-- begin --

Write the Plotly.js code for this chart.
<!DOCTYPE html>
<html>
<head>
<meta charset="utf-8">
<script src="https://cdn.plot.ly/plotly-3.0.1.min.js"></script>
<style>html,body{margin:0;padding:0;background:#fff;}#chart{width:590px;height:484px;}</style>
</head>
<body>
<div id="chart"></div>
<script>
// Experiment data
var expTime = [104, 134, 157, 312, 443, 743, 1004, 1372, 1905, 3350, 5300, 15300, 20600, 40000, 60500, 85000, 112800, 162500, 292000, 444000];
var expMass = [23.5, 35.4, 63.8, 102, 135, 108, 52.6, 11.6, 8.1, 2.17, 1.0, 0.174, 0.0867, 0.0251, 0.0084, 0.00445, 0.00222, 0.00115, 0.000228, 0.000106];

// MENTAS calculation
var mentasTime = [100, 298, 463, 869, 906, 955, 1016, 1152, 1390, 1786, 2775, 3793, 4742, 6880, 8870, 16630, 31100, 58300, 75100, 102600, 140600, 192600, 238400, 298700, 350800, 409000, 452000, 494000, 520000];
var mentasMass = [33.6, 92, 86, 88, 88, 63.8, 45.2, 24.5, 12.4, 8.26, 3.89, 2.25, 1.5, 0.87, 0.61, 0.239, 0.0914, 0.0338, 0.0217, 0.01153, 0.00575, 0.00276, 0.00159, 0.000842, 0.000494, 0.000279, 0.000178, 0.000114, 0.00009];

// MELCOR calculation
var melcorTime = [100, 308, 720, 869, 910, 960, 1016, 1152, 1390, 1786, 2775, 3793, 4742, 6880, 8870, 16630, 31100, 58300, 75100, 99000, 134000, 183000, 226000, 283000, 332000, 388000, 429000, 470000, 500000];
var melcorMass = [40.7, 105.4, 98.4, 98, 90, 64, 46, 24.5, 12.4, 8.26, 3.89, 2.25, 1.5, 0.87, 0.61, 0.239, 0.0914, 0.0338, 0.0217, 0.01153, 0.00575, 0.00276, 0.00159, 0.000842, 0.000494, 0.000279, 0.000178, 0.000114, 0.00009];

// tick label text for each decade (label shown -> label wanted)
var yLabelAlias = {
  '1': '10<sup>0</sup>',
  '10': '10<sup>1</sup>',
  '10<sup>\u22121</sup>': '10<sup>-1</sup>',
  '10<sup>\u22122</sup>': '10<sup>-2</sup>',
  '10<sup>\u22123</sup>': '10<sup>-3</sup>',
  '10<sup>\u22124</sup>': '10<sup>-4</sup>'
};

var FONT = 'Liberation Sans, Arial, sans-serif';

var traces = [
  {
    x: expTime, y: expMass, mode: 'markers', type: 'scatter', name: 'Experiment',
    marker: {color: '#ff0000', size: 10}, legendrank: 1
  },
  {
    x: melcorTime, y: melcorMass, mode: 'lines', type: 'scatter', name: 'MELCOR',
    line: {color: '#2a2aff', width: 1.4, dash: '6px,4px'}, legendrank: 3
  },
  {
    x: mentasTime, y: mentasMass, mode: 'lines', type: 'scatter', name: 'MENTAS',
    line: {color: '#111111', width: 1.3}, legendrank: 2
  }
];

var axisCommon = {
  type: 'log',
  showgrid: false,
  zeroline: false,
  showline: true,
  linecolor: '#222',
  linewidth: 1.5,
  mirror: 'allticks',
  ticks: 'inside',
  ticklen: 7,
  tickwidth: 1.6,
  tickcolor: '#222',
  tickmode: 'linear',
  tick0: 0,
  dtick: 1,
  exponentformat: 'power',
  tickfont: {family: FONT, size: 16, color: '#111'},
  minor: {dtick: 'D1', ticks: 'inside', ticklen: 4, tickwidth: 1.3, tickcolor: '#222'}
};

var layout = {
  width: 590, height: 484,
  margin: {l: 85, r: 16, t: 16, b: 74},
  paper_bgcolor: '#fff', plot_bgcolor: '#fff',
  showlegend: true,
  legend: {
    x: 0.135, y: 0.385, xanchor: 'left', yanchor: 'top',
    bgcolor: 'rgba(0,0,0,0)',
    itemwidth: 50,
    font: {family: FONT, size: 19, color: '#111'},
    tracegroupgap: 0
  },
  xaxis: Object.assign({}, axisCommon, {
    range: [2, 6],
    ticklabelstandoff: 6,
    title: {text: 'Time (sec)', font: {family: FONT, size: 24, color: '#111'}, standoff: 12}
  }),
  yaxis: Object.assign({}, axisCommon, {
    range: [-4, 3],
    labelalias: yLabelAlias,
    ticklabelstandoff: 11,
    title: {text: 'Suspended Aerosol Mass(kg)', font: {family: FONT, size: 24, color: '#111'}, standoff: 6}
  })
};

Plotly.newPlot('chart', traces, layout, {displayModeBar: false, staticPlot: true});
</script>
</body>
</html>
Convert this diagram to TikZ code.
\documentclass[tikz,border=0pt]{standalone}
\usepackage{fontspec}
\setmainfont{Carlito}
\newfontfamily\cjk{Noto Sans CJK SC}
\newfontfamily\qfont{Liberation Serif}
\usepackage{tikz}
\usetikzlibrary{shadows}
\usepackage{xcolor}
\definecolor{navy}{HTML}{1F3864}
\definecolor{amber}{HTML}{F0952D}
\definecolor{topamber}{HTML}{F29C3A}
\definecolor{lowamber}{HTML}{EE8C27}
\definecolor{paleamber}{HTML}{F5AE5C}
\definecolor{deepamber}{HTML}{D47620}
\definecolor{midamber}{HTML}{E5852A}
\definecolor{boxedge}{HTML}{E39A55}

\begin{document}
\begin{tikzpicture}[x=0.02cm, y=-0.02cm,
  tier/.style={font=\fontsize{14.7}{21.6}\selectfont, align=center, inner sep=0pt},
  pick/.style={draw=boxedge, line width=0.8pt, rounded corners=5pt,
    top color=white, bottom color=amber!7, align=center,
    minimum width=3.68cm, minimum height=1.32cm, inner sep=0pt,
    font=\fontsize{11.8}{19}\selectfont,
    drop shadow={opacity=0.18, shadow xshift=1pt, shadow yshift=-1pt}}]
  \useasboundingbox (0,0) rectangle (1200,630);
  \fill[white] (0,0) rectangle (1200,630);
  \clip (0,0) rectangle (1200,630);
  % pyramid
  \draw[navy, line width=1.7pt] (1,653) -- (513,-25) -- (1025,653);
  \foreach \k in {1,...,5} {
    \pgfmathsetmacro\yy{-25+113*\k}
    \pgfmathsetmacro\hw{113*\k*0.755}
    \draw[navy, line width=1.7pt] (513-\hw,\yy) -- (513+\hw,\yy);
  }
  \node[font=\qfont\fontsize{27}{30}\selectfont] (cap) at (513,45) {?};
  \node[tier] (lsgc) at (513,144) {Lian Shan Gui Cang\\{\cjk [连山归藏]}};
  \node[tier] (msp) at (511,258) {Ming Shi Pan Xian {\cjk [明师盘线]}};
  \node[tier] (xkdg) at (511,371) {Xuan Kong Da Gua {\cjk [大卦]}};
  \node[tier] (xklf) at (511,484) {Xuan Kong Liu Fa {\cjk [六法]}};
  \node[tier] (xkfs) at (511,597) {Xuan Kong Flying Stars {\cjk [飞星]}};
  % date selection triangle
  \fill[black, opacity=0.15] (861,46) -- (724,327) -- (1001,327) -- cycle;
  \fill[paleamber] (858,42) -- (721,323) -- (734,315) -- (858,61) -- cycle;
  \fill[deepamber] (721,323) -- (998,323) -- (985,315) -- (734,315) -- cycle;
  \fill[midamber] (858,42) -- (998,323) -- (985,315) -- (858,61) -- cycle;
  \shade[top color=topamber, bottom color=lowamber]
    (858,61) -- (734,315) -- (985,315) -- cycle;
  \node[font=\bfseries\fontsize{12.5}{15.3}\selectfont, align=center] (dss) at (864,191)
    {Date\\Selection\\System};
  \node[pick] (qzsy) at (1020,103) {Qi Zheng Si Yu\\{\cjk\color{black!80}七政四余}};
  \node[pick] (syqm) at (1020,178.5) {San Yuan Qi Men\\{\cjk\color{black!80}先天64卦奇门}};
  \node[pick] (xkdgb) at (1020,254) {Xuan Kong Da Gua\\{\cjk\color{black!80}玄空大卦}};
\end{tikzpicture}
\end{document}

-- end --

Exercise description: Find each line in the records holding the string "chart" and show it.

Reply to the exercise:
Write the Plotly.js code for this chart.
<style>html,body{margin:0;padding:0;background:#fff;}#chart{width:590px;height:484px;}</style>
<div id="chart"></div>
Plotly.newPlot('chart', traces, layout, {displayModeBar: false, staticPlot: true});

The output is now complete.